Dr Borbála Turcsán is first author of the study, a researcher in the Good Dog lab and in the Department of Ethology at Loránd University, Budapest, Hungary. In a prepared statement she said:

“Even though dog personality is a highly popular topic in the literature, there are still gaps about the long-term stability, as well as about the dynamics of personality development.

“That is, if personality rankings remain consistent over several years, at what age personality changes most prominently occur, and how much dogs actually change throughout their life?”

To investigate these gaps, the researchers compared the personality of the border collies, belonging to seven age groups, based on their performance in the following tests:

  • Exploration test: Dogs were given a minute to explore a room while the owner stood and ignored the dog.
  • Frustration test: A sausage on a string was swung in front of the dog’s nose, but just out of reach, for one minute.
  • Novel object test: The dog was given a minute to interact with a noisy toy that moved about on its own.
  • Ball playing: A tennis ball was thrown three times. The dog was encouraged to retrieve it.
  • Obedience test: The owner instructed the dog to sit, lie down, stay and come. Meanwhile, the experimenter tried to distract the dog with rustling noises.
  • Problem-solving test: The dog was shown how to remove the lid of a bin and reach a piece of sausage. The dog had one minute to remove the lid and get the food.

So what were the findings?

Each of the tests measured a particular personality trait. Because the collies were organised into seven different age groups, the researchers were able to identify when certain traits were most pronounced or in decline.

According to Dr Zsofia Viranyi, co-author of the paper, the researchers discovered that “the Problem Orientation trait, which describes the dogs’ attentiveness and ability to solve problems, changes largely during early life, increasing strongly until (around) six years of age, after which further changes became negligible.”

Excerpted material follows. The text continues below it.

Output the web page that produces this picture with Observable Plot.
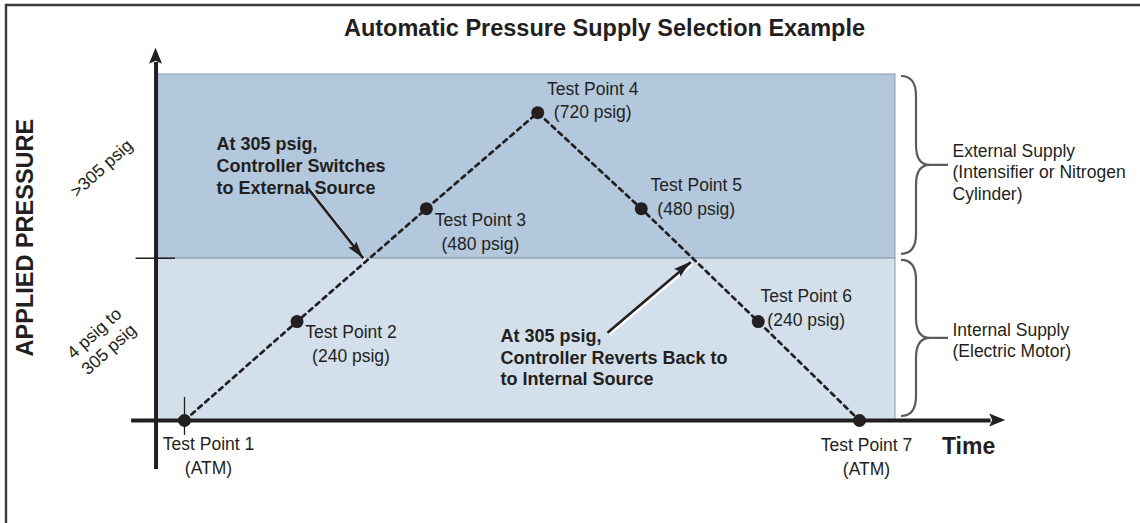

In contrast, the Novelty Seeking trait (how the dogs responded to the toy) did not change markedly during the younger life stages, but at around three years of age “their curiosity about novel objects and situations started to decrease, which continued until geriatric age.”

The Activity Independence of the dogs (exploring the room) also decreased continuously over the dogs’ life course, but in this trait the most pronounced decrease occurred from puppyhood to adolescence, described here as being from one to two years of age.

Two of the older Border collies that took part in the experiments. Taking interest in new things was found to decline as dogs aged. But they remained fairly constant in their tolerance of being teased with a sausage on a string swung at their noses. Photo: Enikő Kubinyi

The researchers found that not all traits showed such a marked change with age. For example, dogs showed only a small tendency to be better at tolerating frustrating situations (STOP TEASING ME WITH THE SAUSAGE!) as they aged, and the dogs’ level of Sociability seemed to remain constant throughout the dogs’ life course.

A 2019 study from Michigan State University also looked at personality-change over time, concluding that some of these changes were driven by owner behaviour.

“When dog-parents spend extra time scratching their dogs’ bellies, take their dogs out for long walks and games of fetch, or even when they feel constant frustration over their dogs’ naughty chewing habits, they are gradually shaping their dogs’ personalities,” the researchers said.